When it comes to marriage, everyone seems to have an opinion on the “perfect” age. Surprisingly, math has an answer too, through something called the “37% rule.” It sounds fancy, but it’s really just about timing and experience.
Here’s how it works. Imagine you want to find the right partner, but you also want to learn what you truly like and need in a relationship. The theory says you should spend roughly 37% of your dating years exploring, learning, and observing—but without committing. After that, you pick the next person who’s better than anyone you’ve dated so far.
Let’s put it in real terms. Say you plan to date between ages 20 and 35. That’s 15 years. Thirty-seven percent of 15 is about 5–6 years. According to the theory, you’d spend ages 20 to 25 really understanding yourself and your preferences. Then, once you meet someone who feels right, around 25 or 26, you’d seriously consider marriage.

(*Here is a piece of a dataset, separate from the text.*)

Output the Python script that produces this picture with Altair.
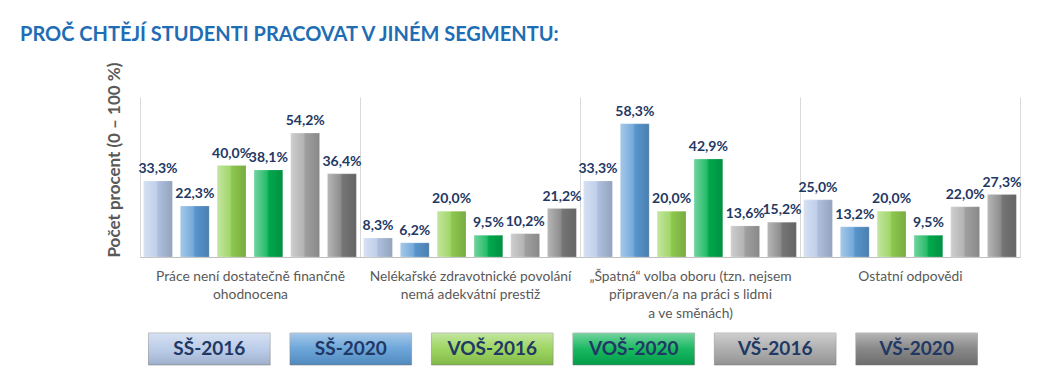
import altair as alt
import pandas as pd

categories = [
    "Práce není dostatečně finančně|ohodnocena",
    "Nelékařské zdravotnické povolání|nemá adekvátní prestiž",
    "„Špatná“ volba oboru (tzn. nejsem|připraven/a na práci s lidmi|a ve směnách)",
    "Ostatní odpovědi",
]
series = ["SŠ-2016", "SŠ-2020", "VOŠ-2016", "VOŠ-2020", "VŠ-2016", "VŠ-2020"]
ss_2016 = [33.3, 8.3, 33.3, 25.0]
ss_2020 = [22.3, 6.2, 58.3, 13.2]
vos_2016 = [40.0, 20.0, 20.0, 20.0]
vos_2020 = [38.1, 9.5, 42.9, 9.5]
vs_2016 = [54.2, 10.2, 13.6, 22.0]
vs_2020 = [36.4, 21.2, 15.2, 27.3]
colors = ["#b4c7e7", "#5b9bd5", "#92d050", "#00b050", "#a6a6a6", "#7a7a7a"]

values = [ss_2016, ss_2020, vos_2016, vos_2020, vs_2016, vs_2020]
rows = []
for s, vals in zip(series, values):
    for c, v in zip(categories, vals):
        rows.append({"kategorie": c, "skupina": s, "hodnota": v})
df = pd.DataFrame(rows)

FONT = "Lato"
NAVY = "#1f3864"

color_scale = alt.Scale(domain=series, range=colors)

base = alt.Chart(df).encode(
    x=alt.X(
        "kategorie:N",
        sort=categories,
        scale=alt.Scale(paddingInner=0, paddingOuter=0),
        axis=alt.Axis(
            title=None,
            labelAngle=0,
            labelExpr="split(datum.label, '|')",
            labelFont=FONT,
            labelFontSize=13.8,
            labelColor="#595959",
            labelLineHeight=18.5,
            labelPadding=12,
            labelBaseline="top",
            ticks=False,
            tickBand="extent",
            grid=True,
            gridColor="#d9d9d9",
            domainColor="#bfbfbf",
            labelLimit=300,
        ),
    ),
    xOffset=alt.XOffset(
        "skupina:N", sort=series, scale=alt.Scale(paddingInner=0.22, paddingOuter=0.1)
    ),
    y=alt.Y(
        "hodnota:Q",
        scale=alt.Scale(domain=[0, 70], nice=False),
        axis=alt.Axis(
            title="Počet procent  (0 – 100 %)",
            titleFont=FONT,
            titleFontSize=17,
            titleFontWeight="bold",
            titleColor="#595959",
            titleAnchor="start",
            titlePadding=17,
            labels=False,
            ticks=False,
            grid=False,
            domain=False,
        ),
    ),
)

bars = base.mark_bar(stroke="#ffffff", strokeOpacity=0.4, strokeWidth=0.6).encode(
    color=alt.Color("skupina:N", scale=color_scale, legend=None)
)

shade = base.mark_bar(
    fill=alt.Gradient(
        gradient="linear",
        x1=0, x2=1, y1=0, y2=0,
        stops=[
            alt.GradientStop(color="rgba(255,255,255,0.45)", offset=0),
            alt.GradientStop(color="rgba(255,255,255,0.15)", offset=0.45),
            alt.GradientStop(color="rgba(0,0,0,0.05)", offset=0.55),
            alt.GradientStop(color="rgba(0,0,0,0.18)", offset=1),
        ],
    )
)

labels = base.transform_calculate(
    txt="replace(format(datum.hodnota, '.1f'), '.', ',') + '%'"
).mark_text(
    dy=-5, baseline="bottom", font=FONT, fontSize=14, fontWeight="bold", color=NAVY
).encode(text="txt:N")

main = alt.layer(bars, shade, labels).properties(width=880, height=160)

leg_df = pd.DataFrame({"skupina": series})
leg_base = alt.Chart(leg_df).encode(
    x=alt.X(
        "skupina:N",
        sort=series,
        scale=alt.Scale(paddingInner=0.14, paddingOuter=0.06),
        axis=None,
    )
)
leg_box = leg_base.mark_bar(stroke="#8c8c8c", strokeWidth=0.6).encode(
    color=alt.Color("skupina:N", scale=color_scale, legend=None)
)
leg_shade = leg_base.mark_bar(
    fill=alt.Gradient(
        gradient="linear",
        x1=0, x2=0, y1=0, y2=1,
        stops=[
            alt.GradientStop(color="rgba(255,255,255,0.45)", offset=0),
            alt.GradientStop(color="rgba(255,255,255,0.1)", offset=0.5),
            alt.GradientStop(color="rgba(0,0,0,0.12)", offset=1),
        ],
    )
)
leg_text = leg_base.mark_text(
    font=FONT, fontSize=19, fontWeight="bold", color=NAVY, baseline="middle"
).encode(text="skupina:N")
legend = alt.layer(leg_box, leg_shade, leg_text).properties(width=846, height=32)

chart = (
    alt.vconcat(main, legend, spacing=76, bounds="flush")
    .properties(
        title=alt.TitleParams(
            "PROČ CHTĚJÍ STUDENTI PRACOVAT V JINÉM SEGMENTU:",
            anchor="start",
            font=FONT,
            fontSize=20,
            fontWeight="bold",
            color="#1f6db5",
            dx=-85,
            offset=13,
        ),
        padding={"left": 12, "top": 16, "right": 5, "bottom": 5},
    )
    .configure_view(stroke=None)
)

chart.save("out.html", embed_options={"renderer": "svg", "actions": False})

Of course, life isn’t a perfect equation. People grow at different speeds, careers and dreams shift, and love doesn’t always follow a schedule. The 37% rule isn’t about locking in a date; it’s about giving yourself time to learn, experience, and make wiser choices.
The beauty of this idea is that it reminds us love isn’t just about rushing or waiting—it’s about knowing yourself and what you want. The “perfect age” isn’t a number; it’s the moment when you’re ready in heart, mind, and life.